▶ [Material for this task]
○ ○ ○ ○

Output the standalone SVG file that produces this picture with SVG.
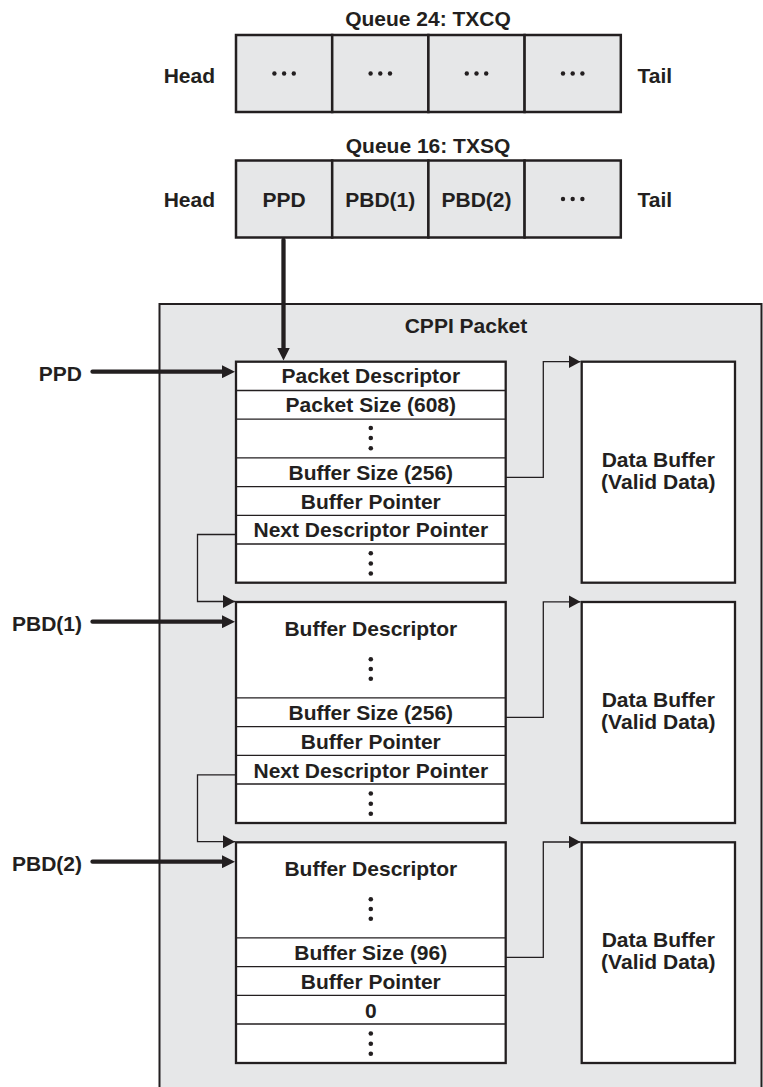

○ ○ ○ ○

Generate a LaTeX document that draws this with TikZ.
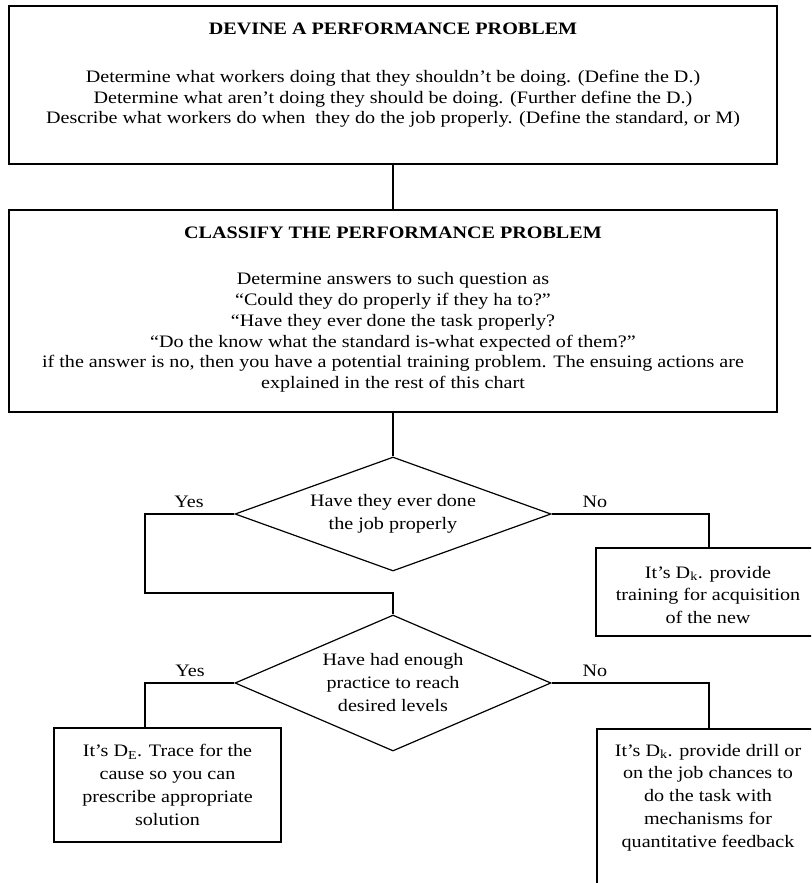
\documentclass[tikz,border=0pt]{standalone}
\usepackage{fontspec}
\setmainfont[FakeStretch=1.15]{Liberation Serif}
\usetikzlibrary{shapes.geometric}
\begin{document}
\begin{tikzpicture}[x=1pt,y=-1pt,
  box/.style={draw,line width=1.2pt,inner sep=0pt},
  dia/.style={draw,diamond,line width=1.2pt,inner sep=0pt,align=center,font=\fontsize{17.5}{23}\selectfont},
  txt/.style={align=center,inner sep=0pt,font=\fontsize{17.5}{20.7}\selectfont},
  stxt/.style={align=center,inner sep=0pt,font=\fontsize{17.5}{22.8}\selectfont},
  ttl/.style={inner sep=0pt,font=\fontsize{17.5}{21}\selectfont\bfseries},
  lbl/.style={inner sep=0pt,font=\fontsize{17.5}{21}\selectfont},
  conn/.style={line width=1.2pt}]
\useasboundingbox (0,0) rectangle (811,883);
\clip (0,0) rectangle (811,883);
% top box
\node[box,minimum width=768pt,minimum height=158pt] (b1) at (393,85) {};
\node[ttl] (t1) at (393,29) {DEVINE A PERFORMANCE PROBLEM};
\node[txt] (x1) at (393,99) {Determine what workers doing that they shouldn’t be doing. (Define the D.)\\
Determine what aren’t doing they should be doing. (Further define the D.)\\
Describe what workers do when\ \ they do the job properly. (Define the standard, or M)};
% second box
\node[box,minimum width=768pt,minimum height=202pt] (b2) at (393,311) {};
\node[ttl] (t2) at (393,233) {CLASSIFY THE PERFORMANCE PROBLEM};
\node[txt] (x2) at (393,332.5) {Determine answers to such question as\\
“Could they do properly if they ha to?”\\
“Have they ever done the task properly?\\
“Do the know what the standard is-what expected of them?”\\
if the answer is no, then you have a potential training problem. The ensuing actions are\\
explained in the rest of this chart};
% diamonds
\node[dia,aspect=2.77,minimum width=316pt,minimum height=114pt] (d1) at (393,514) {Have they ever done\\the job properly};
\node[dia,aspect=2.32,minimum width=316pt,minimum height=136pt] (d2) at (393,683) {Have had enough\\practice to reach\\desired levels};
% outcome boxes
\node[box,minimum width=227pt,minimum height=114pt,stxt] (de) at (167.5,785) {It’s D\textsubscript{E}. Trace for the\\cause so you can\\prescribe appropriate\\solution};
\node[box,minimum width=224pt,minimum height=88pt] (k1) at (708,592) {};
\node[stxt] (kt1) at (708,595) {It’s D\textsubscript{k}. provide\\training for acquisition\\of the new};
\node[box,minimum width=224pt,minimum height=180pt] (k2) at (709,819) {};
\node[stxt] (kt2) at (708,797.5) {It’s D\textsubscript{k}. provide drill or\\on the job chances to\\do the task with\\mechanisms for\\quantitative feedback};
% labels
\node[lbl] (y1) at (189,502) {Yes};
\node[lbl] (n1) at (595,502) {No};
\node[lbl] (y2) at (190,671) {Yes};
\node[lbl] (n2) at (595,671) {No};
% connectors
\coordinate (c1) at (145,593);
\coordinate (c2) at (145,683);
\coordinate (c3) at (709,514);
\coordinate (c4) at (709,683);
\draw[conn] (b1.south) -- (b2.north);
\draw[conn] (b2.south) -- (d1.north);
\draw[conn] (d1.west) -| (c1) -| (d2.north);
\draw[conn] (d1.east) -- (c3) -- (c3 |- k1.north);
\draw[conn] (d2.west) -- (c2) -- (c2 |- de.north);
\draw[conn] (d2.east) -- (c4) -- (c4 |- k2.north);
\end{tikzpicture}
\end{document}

○ ○ ○ ○

▶ [What needs to be done] Identify the lines of the entries containing the string "standalone". Copy each such line.

▶ [Response to this exercise]
Output the standalone SVG file that produces this picture with SVG.
\documentclass[tikz,border=0pt]{standalone}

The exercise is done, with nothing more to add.